Aramco can adopt international players’ advanced technologies, operational best practices, and management expertise. A diversified ownership structure can boost confidence among stakeholders, including global energy markets.
For Investors
Investors gain access to Saudi Arabia’s largest unconventional gas reserves.
In addition, partnering with Saudi Aramco offers investors long-term exposure to Saudi Arabia’s energy sector, which is critical to global energy security.
Due to long-term contracts and regulated tariffs, infrastructure assets generally generate predictable cash flows.
With growing domestic demand for power generation and potential export opportunities (LNG, hydrogen), investors could benefit from multiple revenue streams.
Strategic Importance and Economic Impact of the Jafurah Project
The Jafurah project is a key component of Saudi Arabia’s Vision 2030, which seeks to boost gas production by 60% from 2021 levels.
Saudi Arabia’s growing population and industrial sector have led to rising gas consumption, especially for electricity generation and industrial feedstock.
Thus, developing the gas field will enable the generation of electricity to power homes, factories, and cities. The project would also lay the foundations for significant gas exports to Asia in the future.
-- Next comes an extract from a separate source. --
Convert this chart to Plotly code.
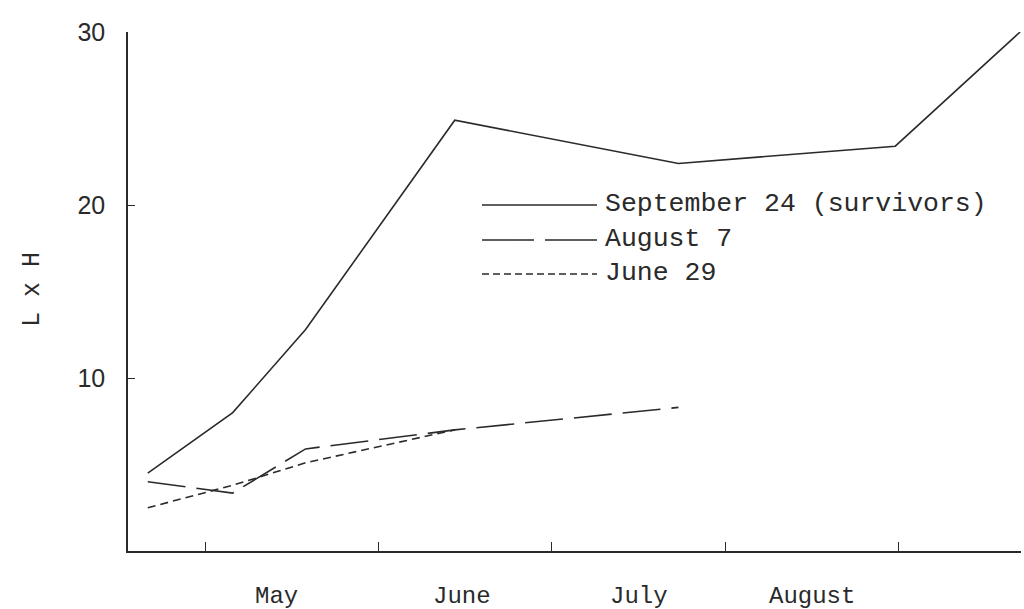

Beyond gas production, the Jafurah field is also forecast to generate 630,000 barrels of gas liquids daily and 418 million cubic feet of ethane.
These by-products will support Saudi Arabia’s vital petrochemical industries, further bolstering its position as a global energy leader.
Overall, the project aims to bolster Saudi Arabia’s petrochemical and fertilizer industries and meet the growing power demand for electricity generation.
According to Saudi Aramco’s CEO, the Jafurah project is envisioned to contribute about $23 billion to Saudi Arabia’s GDP.
In the long term, integrating Jafurah’s gas and NGL production into global supply chains will boost Saudi Arabia’s energy portfolio, diversify revenue sources, and bolster its geopolitical influence.